Les chiffres en sont la preuve. Les énergies renouvelables créent actuellement cinq fois plus d’emplois que les énergies fossiles. Et, selon l’Agence internationale pour les énergies renouvelables, le nombre d’emplois dans le secteur des énergies renouvelables est passé de 1,7 million en 2004 à 10,3 millions en 2017 et à 11,5 millions en 2019. Des accords dits de transition énergétique juste sont déjà en train d’être mis en place pour permettre aux pays souhaitant initier une transition, de consolider les financements nécessaires pour franchir le cap tout en protégeant le bien-être de leurs populations. C’est ce qui se passe en Afrique du Sud et cet exemple devrait être une inspiration pour beaucoup d’autres pays à travers le monde.
Dans cette optique, l’action climatique fait partie intégrante du programme plus large de changement, de transition, de transformation sociétal et économique que les jeunes espèrent voir leurs dirigeants réaliser. C’est un catalyseur, non seulement pour éviter un désastre climatique, mais aussi pour mettre fin à la pauvreté, et ce, rapidement. C’est ce récit qui doit être raconté. Il est déjà raconté, mais doit être amplifié pour atteindre un public plus large.
C’est un sentiment qui a été exprimé avec éloquence par Brianna Fruean, une jeune pionnière de la campagne pour le climat du Samoa et lauréate du Global Citizen Prize : Citizen Award 2022. Lorsqu’elle a reçu son prix en mai au dîner du Global Citizen Prize à New York, Brianna a partagé son point de vue optimiste selon lequel la crise climatique ne doit pas être la fin, mais le début, selon ses mots, « d’une renaissance environnementale qui agit en tant que renouvellement pour l’humanité ». Un renouvellement qui consiste en une action transformatrice qui rassemble tout le monde : des communautés en première ligne aux travailleurs touchés par la grande transition énergétique à venir.

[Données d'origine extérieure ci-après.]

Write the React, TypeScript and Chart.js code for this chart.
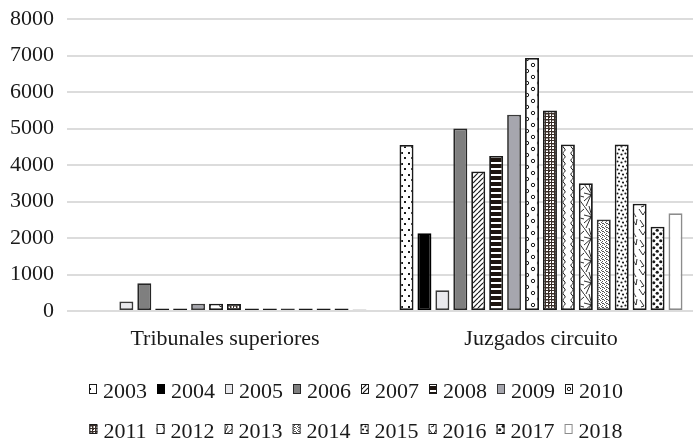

Il y a beaucoup d’autres témoignages comme celui de Brianna qui ont déjà été racontés en réplique aux récits pessimistes et antagonistes dominants qui ont tendance à monopoliser les discussions mondiales sur le climat. Mais ils ont besoin d’un tremplin plus important pour percer à la COP27 en Égypte, au G20 à Bali, au G7 en Allemagne, et tant d’autres. Une conférence citoyenne sur la gouvernance mondiale qui crée un espace pour que ces témoignages soient racontés et diffusés aux plus hauts niveaux pourrait clairement être une solution.
En fin de compte, mettre en avant et promouvoir des récits et témoignages alternatifs autour de l’action climatique peut être un élément clé pour dynamiser de nouveaux groupes et mouvements de défenseurs du climat dans les communautés du monde entier. Cela empêcherait également l’appropriation des aspirations des jeunes comme excuse pour l’inaction face au changement climatique, tout en mettant fin au mythe que les jeunes s’en moquent. Et, s’ils sont forcés à écouter de nouveaux récits, les dirigeants pourraient enfin reconnaître qu’ils ont reçu un ordre d’échelle mondiale appelant à aller au-delà des guerres climatiques du passé et pour passer à l'action maintenant.